Source to sea

I live close to the Connecticut River, within the Connecticut River watershed. The river, and the valley it runs through, is the arena for a lot about the things I do for fun, and has been since I came out here as a grad student in cough*1983*cough. We have paddled sections of the river from Bellows Falls VT to Northampton, MA. We have hiked all the marked trails (and several unmarked) on the edges of the valley, stopping at places where the view is good for a picnic. We have ridden bicycles over most of the roads between Brattleboro VT and Granby, MA within the valley, and from the eastern border fault to the western hill towns.

What I have never done, and what I have thought about for a long time now, is paddling the river from the beginning to the end – source to sea. The Connecticut River Conservancy has a page of people who have done similar things, either in one fell swoop or in sections. This is the summer I am going to work my way down the river, by boat where possible, in a boat of my own making when possible, from the top to the bottom, north to south, well spring to Long Island Sound.

I am definitely going to have to do it in sections. I’ve invited a friend to come along as well. She writes, and has summers off, so we can do a fair amount in parts of July and August. The next thing is to decide how exactly we want to do this – we need guidelines, and goals, so we’ll know if we are doing roughly what we mean to be doing.

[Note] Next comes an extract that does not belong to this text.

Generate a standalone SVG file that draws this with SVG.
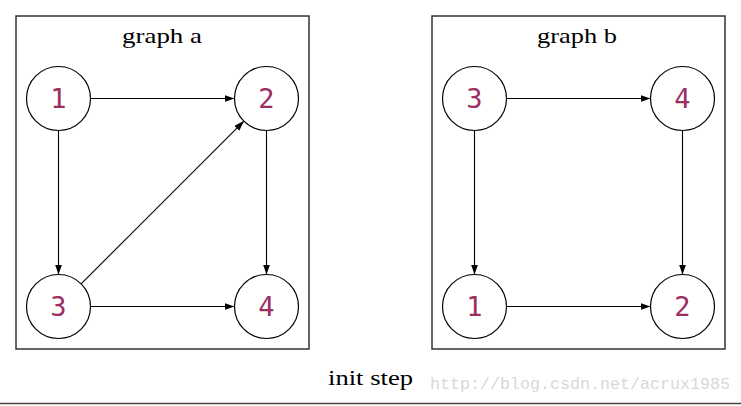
<svg xmlns="http://www.w3.org/2000/svg" width="741" height="406" viewBox="0 0 741 406">
<style>
.cluster{fill:none;stroke:#333;stroke-width:1.5}
.node circle{fill:#fff;stroke:#000;stroke-width:1.2}
.node text{font-family:"DejaVu Sans Mono","Liberation Mono",monospace;font-size:27px;fill:#9c2f5f;text-anchor:middle}
.title{font-family:"Liberation Serif","Times New Roman",serif;font-size:21px;fill:#000;text-anchor:middle}
.edges line{stroke:#000;stroke-width:1.1;marker-end:url(#arr)}
.wm{font-family:"Liberation Mono","DejaVu Sans Mono",monospace;font-size:16.6px;fill:#d8d8d8}
</style>
<defs>
<marker id="arr" markerUnits="userSpaceOnUse" markerWidth="11" markerHeight="8" refX="10" refY="3.5" orient="auto">
<path d="M0,0 L10,3.5 L0,7 z" fill="#000"/>
</marker>
</defs>
<rect width="741" height="406" fill="#fff"/>
<g id="cluster_a">
<rect class="cluster" x="16" y="16" width="293" height="333"/>
<text class="title" x="162" y="43" textLength="80" lengthAdjust="spacingAndGlyphs">graph a</text>
</g>
<g id="cluster_b">
<rect class="cluster" x="432" y="16" width="293" height="333"/>
<text class="title" x="577" y="43" textLength="80" lengthAdjust="spacingAndGlyphs">graph b</text>
</g>
<g class="edges" id="edges">
<line x1="90.5" y1="98.5" x2="234.5" y2="98.5"/>
<line x1="58.5" y1="130.5" x2="58.5" y2="274.5"/>
<line x1="266.5" y1="130.5" x2="266.5" y2="274.5"/>
<line x1="90.5" y1="306.5" x2="234.5" y2="306.5"/>
<line x1="81.1" y1="283.9" x2="243.9" y2="121.1"/>
<line x1="506.5" y1="98.5" x2="650.5" y2="98.5"/>
<line x1="474.5" y1="130.5" x2="474.5" y2="274.5"/>
<line x1="682.5" y1="130.5" x2="682.5" y2="274.5"/>
<line x1="506.5" y1="306.5" x2="650.5" y2="306.5"/>
</g>
<g class="node" id="a1"><circle cx="58.5" cy="98.5" r="32"/><text x="58.5" y="108">1</text></g>
<g class="node" id="a2"><circle cx="266.5" cy="98.5" r="32"/><text x="266.5" y="108">2</text></g>
<g class="node" id="a3"><circle cx="58.5" cy="306.5" r="32"/><text x="58.5" y="316">3</text></g>
<g class="node" id="a4"><circle cx="266.5" cy="306.5" r="32"/><text x="266.5" y="316">4</text></g>
<g class="node" id="b3"><circle cx="474.5" cy="98.5" r="32"/><text x="474.5" y="108">3</text></g>
<g class="node" id="b4"><circle cx="682.5" cy="98.5" r="32"/><text x="682.5" y="108">4</text></g>
<g class="node" id="b1"><circle cx="474.5" cy="306.5" r="32"/><text x="474.5" y="316">1</text></g>
<g class="node" id="b2"><circle cx="682.5" cy="306.5" r="32"/><text x="682.5" y="316">2</text></g>
<text class="title" x="370.5" y="385" textLength="85" lengthAdjust="spacingAndGlyphs" style="font-size:22px">init step</text>
<text class="wm" x="430" y="389" textLength="300" lengthAdjust="spacingAndGlyphs">http://blog.csdn.net/acrux1985</text>
<line x1="0" y1="403.5" x2="741" y2="403.5" stroke="#444" stroke-width="1.5"/>
</svg>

I’ll write more, as it becomes clearer what we want to do.

2 thoughts on “Source to sea

  1. I can put you in touch with friend Erik who coordinated the UMass Outing Club Connecticut River Challenge (CRC) in the 2000s. He has maps of all the stretches, take-outs, portages, obstacles, etc.. We’d drive up to First Lake on the Canadian border on Friday night of Patriot’s Day Weekend, put on wet suits in the dark hours of the late night / early morning (sometimes in snow), and paddle canoes in shifts down the river over the 3-day stretch; two people paddling, two trying to sleep in the van, and two driving the van, and they’d rotate out every few hours or so. The dream was to get all the way to Long Island Sound over the weekend, but typically we’d make it to Northampton, depending on how much spring melt we had, how enthusiastic we were about paddling, and whether Moore Reservoir was still iced over and had to be portaged.


  2. What a great thing!!!!! I look forward to your posts about this grand adventure!!!